Bitbucket website and API services are returning 502 errors

Incident Report for Atlassian Bitbucket

Postmortem

SUMMARY

On June 30, 2021, between 5:05PM UTC and 5:15PM UTC, customers of Bitbucket experienced errors and increased latency browsing the site or using Bitbucket APIs. The event was triggered by a bug in auto-scaling configuration that resulted in under-provisioned services that back Bitbucket's web frontend. The incident was detected within 4 minutes by monitoring and was quickly mitigated by increasing capacity which put Atlassian systems into a known good state. The total time to resolution was about 14 minutes.

IMPACT

The overall impact was between 5:05PM UTC and 5:15PM UTC. Customers would have experienced errors or increased latency interacting with dashboards, pull requests, commits, or Pipelines. The scope of the impact was limited to the website and API services, not CLI (git over HTTPS or SSH). Average response times for website and API services were elevated by 300%.

ROOT CAUSE

The issue was caused by a change to auto-scaling configuration in the services that back Bitbucket's website and APIs. As a result, a scheduled scaling event aggressively reduced capacity for these services, which left them under provisioned.

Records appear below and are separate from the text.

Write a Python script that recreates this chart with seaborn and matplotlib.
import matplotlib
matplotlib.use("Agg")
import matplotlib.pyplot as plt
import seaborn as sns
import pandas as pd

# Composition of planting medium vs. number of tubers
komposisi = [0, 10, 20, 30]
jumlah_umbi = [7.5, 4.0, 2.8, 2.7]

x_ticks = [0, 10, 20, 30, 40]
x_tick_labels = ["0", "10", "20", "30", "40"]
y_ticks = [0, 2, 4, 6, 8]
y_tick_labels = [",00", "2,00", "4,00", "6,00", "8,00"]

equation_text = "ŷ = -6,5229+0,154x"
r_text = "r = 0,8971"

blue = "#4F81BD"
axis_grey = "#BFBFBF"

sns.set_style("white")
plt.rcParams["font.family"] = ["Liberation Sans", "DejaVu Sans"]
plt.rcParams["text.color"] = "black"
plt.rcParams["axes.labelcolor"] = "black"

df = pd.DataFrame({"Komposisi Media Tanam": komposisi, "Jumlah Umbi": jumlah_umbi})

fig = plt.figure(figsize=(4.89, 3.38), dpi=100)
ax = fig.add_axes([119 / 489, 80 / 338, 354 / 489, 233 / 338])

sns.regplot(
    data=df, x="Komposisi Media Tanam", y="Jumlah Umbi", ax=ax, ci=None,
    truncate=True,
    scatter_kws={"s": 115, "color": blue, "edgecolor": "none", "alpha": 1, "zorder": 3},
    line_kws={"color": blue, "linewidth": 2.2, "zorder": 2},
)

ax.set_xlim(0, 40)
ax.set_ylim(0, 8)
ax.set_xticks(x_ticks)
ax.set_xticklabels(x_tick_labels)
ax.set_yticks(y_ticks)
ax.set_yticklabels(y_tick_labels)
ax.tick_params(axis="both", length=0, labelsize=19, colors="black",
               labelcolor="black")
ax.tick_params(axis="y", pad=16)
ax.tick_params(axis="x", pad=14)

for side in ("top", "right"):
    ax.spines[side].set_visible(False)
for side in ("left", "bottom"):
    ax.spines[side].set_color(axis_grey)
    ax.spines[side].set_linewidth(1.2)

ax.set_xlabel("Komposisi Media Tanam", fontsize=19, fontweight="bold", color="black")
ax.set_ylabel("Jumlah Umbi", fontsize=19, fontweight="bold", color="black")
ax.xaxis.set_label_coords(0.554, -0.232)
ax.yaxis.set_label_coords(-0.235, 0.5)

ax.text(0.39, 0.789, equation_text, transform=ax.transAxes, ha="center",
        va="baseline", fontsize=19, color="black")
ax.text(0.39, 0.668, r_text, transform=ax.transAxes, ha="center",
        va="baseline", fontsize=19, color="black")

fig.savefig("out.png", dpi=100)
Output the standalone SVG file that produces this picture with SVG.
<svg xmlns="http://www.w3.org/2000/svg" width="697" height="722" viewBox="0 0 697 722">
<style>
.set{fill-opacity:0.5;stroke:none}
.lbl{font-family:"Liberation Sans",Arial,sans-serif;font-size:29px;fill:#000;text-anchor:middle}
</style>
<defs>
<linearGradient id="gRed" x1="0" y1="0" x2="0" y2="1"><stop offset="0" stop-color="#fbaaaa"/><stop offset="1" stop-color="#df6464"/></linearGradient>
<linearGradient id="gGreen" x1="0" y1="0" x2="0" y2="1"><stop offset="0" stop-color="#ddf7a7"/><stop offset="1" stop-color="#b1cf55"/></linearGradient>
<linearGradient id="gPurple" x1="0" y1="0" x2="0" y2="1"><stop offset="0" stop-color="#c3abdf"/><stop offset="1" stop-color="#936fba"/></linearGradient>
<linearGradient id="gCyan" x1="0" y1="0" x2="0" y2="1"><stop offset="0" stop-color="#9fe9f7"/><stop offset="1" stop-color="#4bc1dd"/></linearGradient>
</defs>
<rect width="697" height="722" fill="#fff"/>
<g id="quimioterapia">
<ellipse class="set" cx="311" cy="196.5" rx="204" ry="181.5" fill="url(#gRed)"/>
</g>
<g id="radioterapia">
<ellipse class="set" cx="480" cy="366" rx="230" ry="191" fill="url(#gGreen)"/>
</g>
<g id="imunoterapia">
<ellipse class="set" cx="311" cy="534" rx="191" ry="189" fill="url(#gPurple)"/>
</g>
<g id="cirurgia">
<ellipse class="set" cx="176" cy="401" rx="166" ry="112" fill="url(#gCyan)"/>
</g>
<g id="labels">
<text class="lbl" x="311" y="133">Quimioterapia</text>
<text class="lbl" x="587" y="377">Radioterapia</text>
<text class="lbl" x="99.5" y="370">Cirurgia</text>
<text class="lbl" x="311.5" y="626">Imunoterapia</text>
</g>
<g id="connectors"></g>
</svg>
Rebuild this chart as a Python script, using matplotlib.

REMEDIAL ACTIONS PLAN & NEXT STEPS

The Bitbucket team did an analysis of traffic patterns to align on the ideal scaling configuration, but we failed to select the right number of nodes to handle Bitbucket website throughput at all times of the day. This specific issue wasn’t identified earlier because it was not caught during automated pre-production testing.

We are prioritizing the following improvement actions to avoid repeating this type of incident:

Tuning auto-scaling configuration rules for Bitbucket website and API services
Reviewing auto scaling change management practices (and revising as necessary)

Furthermore, while we deploy our changes progressively to avoid broad impact, in this case our automated testing did not prevent this incident. To minimize the impact of future breaking changes to our environments, we will implement additional scaling testing measures.

We apologize to customers whose services were impacted during this incident; we are taking immediate steps to improve our platform’s performance and availability.

Thanks,

Atlassian Customer Support

Posted Jul 07, 2021 - 21:51 UTC

Resolved

This incident has been resolved.

Posted Jun 30, 2021 - 17:53 UTC

Monitoring

Both website and API services have fully recovered. We will continue to monitor our systems and resolve this incident shortly.

Posted Jun 30, 2021 - 17:31 UTC

Identified

We have increased capacity for website and API services and performance appears to be stabilizing.

Posted Jun 30, 2021 - 17:24 UTC

Investigating

We are currently investigating an issue with the Bitbucket website and API services.

Posted Jun 30, 2021 - 17:16 UTC

This incident affected: Website and API.